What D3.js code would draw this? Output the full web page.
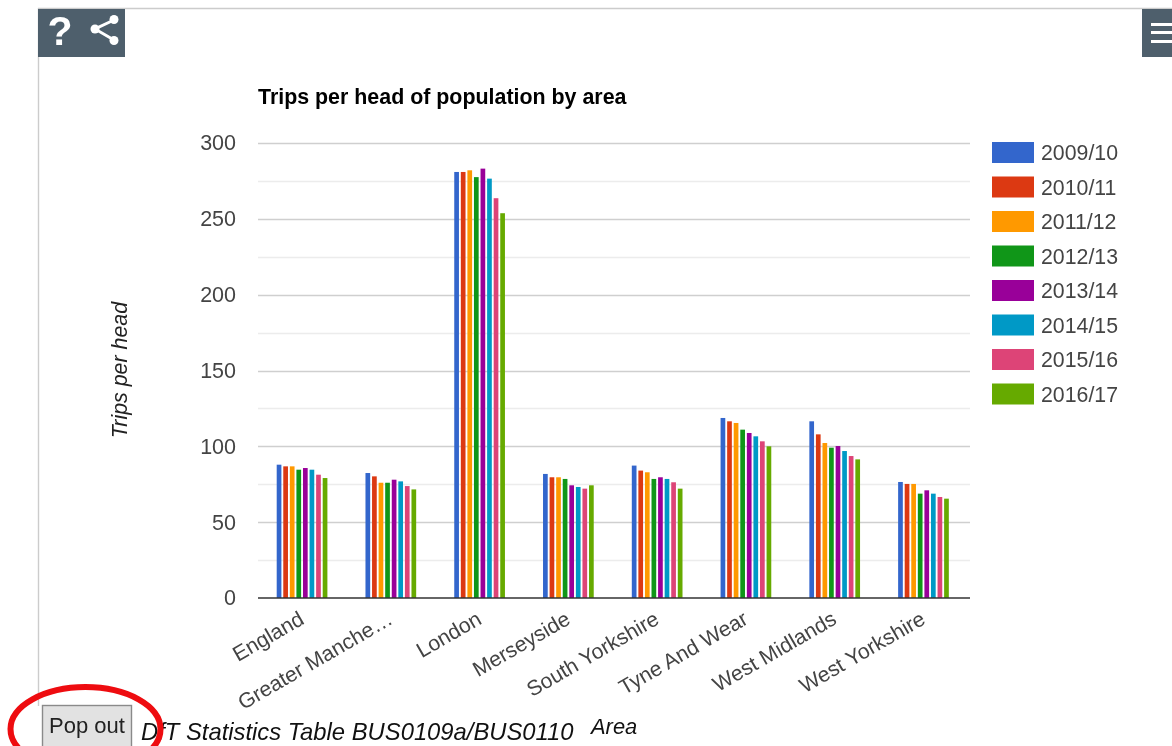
<!DOCTYPE html>
<html><head><meta charset="utf-8">
<script src="https://cdn.jsdelivr.net/npm/d3@7"></script>
<style>
html,body{margin:0;padding:0;background:#fff;overflow:hidden}
svg{display:block;font-family:"Liberation Sans",Arial,sans-serif;filter:blur(0.35px)}
</style></head><body><svg id="c" width="1172" height="746"></svg>
<script>
const categories=["England","Greater Manche…","London","Merseyside","South Yorkshire","Tyne And Wear","West Midlands","West Yorkshire"];
const seriesNames=["2009/10","2010/11","2011/12","2012/13","2013/14","2014/15","2015/16","2016/17"];
const seriesColors=["#3366cc","#dc3912","#ff9900","#109618","#990099","#0099c6","#dd4477","#66aa00"];
const england=[87.9,86.8,86.8,84.6,85.7,84.6,81.3,79.1];
const greaterManchester=[82.4,80.2,76,76,78,76.9,73.8,71.6];
const london=[280.9,280.9,282,277.5,283.1,276.5,263.6,253.7];
const merseyside=[81.8,79.6,79.6,78.5,74.3,73.2,72.1,74.3];
const southYorkshire=[87.3,84,82.9,78.5,79.6,78.5,76.3,72.1];
const tyneAndWear=[118.7,116.5,115.4,111,108.8,106.6,103.3,100];
const westMidlands=[116.5,107.9,102.2,99.1,100.2,96.9,93.6,91.4];
const westYorkshire=[76.5,75.2,75.2,68.8,71,68.8,66.6,65.5];
const rows=[england,greaterManchester,london,merseyside,southYorkshire,tyneAndWear,westMidlands,westYorkshire];
const majorTicks=[0,50,100,150,200,250,300];
const minorTicks=[25,75,125,175,225,275];

const svg=d3.select("#c");
const x0=d3.scaleBand().domain(categories).range([258,968.2]);
const x1=d3.scaleBand().domain(seriesNames).range([18.7,69.4]).paddingInner(0.285).paddingOuter(0);
const y=d3.scaleLinear().domain([0,300]).range([598,143]);

// page chrome
svg.append("line").attr("x1",38).attr("x2",1172).attr("y1",8.5).attr("y2",8.5).attr("stroke","#ccc").attr("stroke-width",1.4);
svg.append("line").attr("x1",38.5).attr("x2",38.5).attr("y1",8).attr("y2",706).attr("stroke","#ccc").attr("stroke-width",1.4);
svg.append("rect").attr("x",38).attr("y",9).attr("width",87).attr("height",48).attr("fill","#4e5f6c");
svg.append("rect").attr("x",1142).attr("y",9).attr("width",30).attr("height",48).attr("fill","#4e5f6c");
svg.append("text").attr("x",60).attr("y",45).attr("text-anchor","middle").attr("font-size",41).attr("font-weight","bold").attr("fill","#fff").text("?");
const share=svg.append("g").attr("fill","#fff").attr("stroke","#fff");
share.append("polyline").attr("points","114,20 95,29 114,40").attr("fill","none").attr("stroke-width",3);
[[114,19.5],[95,29],[114,40.5]].forEach(p=>share.append("circle").attr("cx",p[0]).attr("cy",p[1]).attr("r",4.5).attr("stroke","none"));
[24,32,41].forEach(v=>svg.append("rect").attr("x",1151).attr("y",v-1).attr("width",21).attr("height",3).attr("fill","#fff"));

// title
svg.append("text").attr("x",258).attr("y",104).attr("font-size",21.4).attr("font-weight","bold").attr("fill","#000").text("Trips per head of population by area");

// grid
svg.append("g").selectAll("line").data(minorTicks).join("line")
 .attr("x1",258).attr("x2",970).attr("y1",d=>Math.round(y(d))+.5).attr("y2",d=>Math.round(y(d))+.5).attr("stroke","#ececec").attr("stroke-width",1.4);
svg.append("g").selectAll("line").data(majorTicks.slice(1)).join("line")
 .attr("x1",258).attr("x2",970).attr("y1",d=>Math.round(y(d))+.5).attr("y2",d=>Math.round(y(d))+.5).attr("stroke","#cfcfcf").attr("stroke-width",1.4);

// y axis labels
const yAxis=svg.append("g").attr("transform","translate(236,0)").call(d3.axisLeft(y).tickValues(majorTicks).tickSize(0).tickPadding(0));
yAxis.select(".domain").remove();
yAxis.selectAll("text").attr("font-size",21.5).attr("fill","#444").attr("font-family","'Liberation Sans',Arial,sans-serif").attr("dy","0.32em");

// bars
const groups=svg.append("g").selectAll("g").data(rows).join("g").attr("transform",(d,i)=>`translate(${x0(categories[i])},0)`);
groups.selectAll("rect").data(d=>d).join("rect")
 .attr("x",(d,i)=>x1(seriesNames[i])).attr("width",x1.bandwidth())
 .attr("y",d=>y(d)).attr("height",d=>y(0)-y(d)).attr("fill",(d,i)=>seriesColors[i]);

// baseline
svg.append("line").attr("x1",258).attr("x2",970).attr("y1",598).attr("y2",598).attr("stroke","#333").attr("stroke-width",1.6);

// x labels
svg.append("g").selectAll("text").data(categories).join("text")
 .attr("transform",d=>`translate(${x0(d)+x0.bandwidth()/2+3},623) rotate(-30)`)
 .attr("text-anchor","end").attr("font-size",21.2).attr("fill","#444").text(d=>d);

// y title
svg.append("text").attr("transform","translate(127,370) rotate(-90)").attr("text-anchor","middle")
 .attr("font-size",21.4).attr("font-style","italic").attr("fill","#222").text("Trips per head");

// legend
const leg=svg.append("g").selectAll("g").data(seriesNames).join("g").attr("transform",(d,i)=>`translate(992,${142+i*34.5})`);
leg.append("rect").attr("width",42).attr("height",21).attr("fill",(d,i)=>seriesColors[i]);
leg.append("text").attr("x",49).attr("y",18).attr("font-size",21.3).attr("fill","#444").text(d=>d);

// footer
svg.append("text").attr("x",141).attr("y",740).attr("font-size",23.8).attr("font-style","italic").attr("fill","#111").text("DfT Statistics Table BUS0109a/BUS0110");
svg.append("text").attr("x",591).attr("y",734).attr("font-size",21.9).attr("font-style","italic").attr("fill","#111").text("Area");

// pop out button + ellipse
svg.append("rect").attr("x",42.5).attr("y",705.5).attr("width",89).attr("height",42).attr("fill","#e2e2e2").attr("stroke","#8a8a8a").attr("stroke-width",1.4);
svg.append("text").attr("x",87).attr("y",733).attr("text-anchor","middle").attr("font-size",22).attr("fill","#222").text("Pop out");
svg.append("ellipse").attr("cx",85.5).attr("cy",729).attr("rx",75).attr("ry",42).attr("fill","none").attr("stroke","#ee0c10").attr("stroke-width",6);
</script></body></html>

## Given task
Without the pictures, write out the whole listing above exactly as it appears.

## The answer
What D3.js code would draw this? Output the full web page.
<!DOCTYPE html>
<html><head><meta charset="utf-8">
<script src="https://cdn.jsdelivr.net/npm/d3@7"></script>
<style>
html,body{margin:0;padding:0;background:#fff;overflow:hidden}
svg{display:block;font-family:"Liberation Sans",Arial,sans-serif;filter:blur(0.35px)}
</style></head><body><svg id="c" width="1172" height="746"></svg>
<script>
const categories=["England","Greater Manche…","London","Merseyside","South Yorkshire","Tyne And Wear","West Midlands","West Yorkshire"];
const seriesNames=["2009/10","2010/11","2011/12","2012/13","2013/14","2014/15","2015/16","2016/17"];
const seriesColors=["#3366cc","#dc3912","#ff9900","#109618","#990099","#0099c6","#dd4477","#66aa00"];
const england=[87.9,86.8,86.8,84.6,85.7,84.6,81.3,79.1];
const greaterManchester=[82.4,80.2,76,76,78,76.9,73.8,71.6];
const london=[280.9,280.9,282,277.5,283.1,276.5,263.6,253.7];
const merseyside=[81.8,79.6,79.6,78.5,74.3,73.2,72.1,74.3];
const southYorkshire=[87.3,84,82.9,78.5,79.6,78.5,76.3,72.1];
const tyneAndWear=[118.7,116.5,115.4,111,108.8,106.6,103.3,100];
const westMidlands=[116.5,107.9,102.2,99.1,100.2,96.9,93.6,91.4];
const westYorkshire=[76.5,75.2,75.2,68.8,71,68.8,66.6,65.5];
const rows=[england,greaterManchester,london,merseyside,southYorkshire,tyneAndWear,westMidlands,westYorkshire];
const majorTicks=[0,50,100,150,200,250,300];
const minorTicks=[25,75,125,175,225,275];

const svg=d3.select("#c");
const x0=d3.scaleBand().domain(categories).range([258,968.2]);
const x1=d3.scaleBand().domain(seriesNames).range([18.7,69.4]).paddingInner(0.285).paddingOuter(0);
const y=d3.scaleLinear().domain([0,300]).range([598,143]);

// page chrome
svg.append("line").attr("x1",38).attr("x2",1172).attr("y1",8.5).attr("y2",8.5).attr("stroke","#ccc").attr("stroke-width",1.4);
svg.append("line").attr("x1",38.5).attr("x2",38.5).attr("y1",8).attr("y2",706).attr("stroke","#ccc").attr("stroke-width",1.4);
svg.append("rect").attr("x",38).attr("y",9).attr("width",87).attr("height",48).attr("fill","#4e5f6c");
svg.append("rect").attr("x",1142).attr("y",9).attr("width",30).attr("height",48).attr("fill","#4e5f6c");
svg.append("text").attr("x",60).attr("y",45).attr("text-anchor","middle").attr("font-size",41).attr("font-weight","bold").attr("fill","#fff").text("?");
const share=svg.append("g").attr("fill","#fff").attr("stroke","#fff");
share.append("polyline").attr("points","114,20 95,29 114,40").attr("fill","none").attr("stroke-width",3);
[[114,19.5],[95,29],[114,40.5]].forEach(p=>share.append("circle").attr("cx",p[0]).attr("cy",p[1]).attr("r",4.5).attr("stroke","none"));
[24,32,41].forEach(v=>svg.append("rect").attr("x",1151).attr("y",v-1).attr("width",21).attr("height",3).attr("fill","#fff"));

// title
svg.append("text").attr("x",258).attr("y",104).attr("font-size",21.4).attr("font-weight","bold").attr("fill","#000").text("Trips per head of population by area");

// grid
svg.append("g").selectAll("line").data(minorTicks).join("line")
 .attr("x1",258).attr("x2",970).attr("y1",d=>Math.round(y(d))+.5).attr("y2",d=>Math.round(y(d))+.5).attr("stroke","#ececec").attr("stroke-width",1.4);
svg.append("g").selectAll("line").data(majorTicks.slice(1)).join("line")
 .attr("x1",258).attr("x2",970).attr("y1",d=>Math.round(y(d))+.5).attr("y2",d=>Math.round(y(d))+.5).attr("stroke","#cfcfcf").attr("stroke-width",1.4);

// y axis labels
const yAxis=svg.append("g").attr("transform","translate(236,0)").call(d3.axisLeft(y).tickValues(majorTicks).tickSize(0).tickPadding(0));
yAxis.select(".domain").remove();
yAxis.selectAll("text").attr("font-size",21.5).attr("fill","#444").attr("font-family","'Liberation Sans',Arial,sans-serif").attr("dy","0.32em");

// bars
const groups=svg.append("g").selectAll("g").data(rows).join("g").attr("transform",(d,i)=>`translate(${x0(categories[i])},0)`);
groups.selectAll("rect").data(d=>d).join("rect")
 .attr("x",(d,i)=>x1(seriesNames[i])).attr("width",x1.bandwidth())
 .attr("y",d=>y(d)).attr("height",d=>y(0)-y(d)).attr("fill",(d,i)=>seriesColors[i]);

// baseline
svg.append("line").attr("x1",258).attr("x2",970).attr("y1",598).attr("y2",598).attr("stroke","#333").attr("stroke-width",1.6);

// x labels
svg.append("g").selectAll("text").data(categories).join("text")
 .attr("transform",d=>`translate(${x0(d)+x0.bandwidth()/2+3},623) rotate(-30)`)
 .attr("text-anchor","end").attr("font-size",21.2).attr("fill","#444").text(d=>d);

// y title
svg.append("text").attr("transform","translate(127,370) rotate(-90)").attr("text-anchor","middle")
 .attr("font-size",21.4).attr("font-style","italic").attr("fill","#222").text("Trips per head");

// legend
const leg=svg.append("g").selectAll("g").data(seriesNames).join("g").attr("transform",(d,i)=>`translate(992,${142+i*34.5})`);
leg.append("rect").attr("width",42).attr("height",21).attr("fill",(d,i)=>seriesColors[i]);
leg.append("text").attr("x",49).attr("y",18).attr("font-size",21.3).attr("fill","#444").text(d=>d);

// footer
svg.append("text").attr("x",141).attr("y",740).attr("font-size",23.8).attr("font-style","italic").attr("fill","#111").text("DfT Statistics Table BUS0109a/BUS0110");
svg.append("text").attr("x",591).attr("y",734).attr("font-size",21.9).attr("font-style","italic").attr("fill","#111").text("Area");

// pop out button + ellipse
svg.append("rect").attr("x",42.5).attr("y",705.5).attr("width",89).attr("height",42).attr("fill","#e2e2e2").attr("stroke","#8a8a8a").attr("stroke-width",1.4);
svg.append("text").attr("x",87).attr("y",733).attr("text-anchor","middle").attr("font-size",22).attr("fill","#222").text("Pop out");
svg.append("ellipse").attr("cx",85.5).attr("cy",729).attr("rx",75).attr("ry",42).attr("fill","none").attr("stroke","#ee0c10").attr("stroke-width",6);
</script></body></html>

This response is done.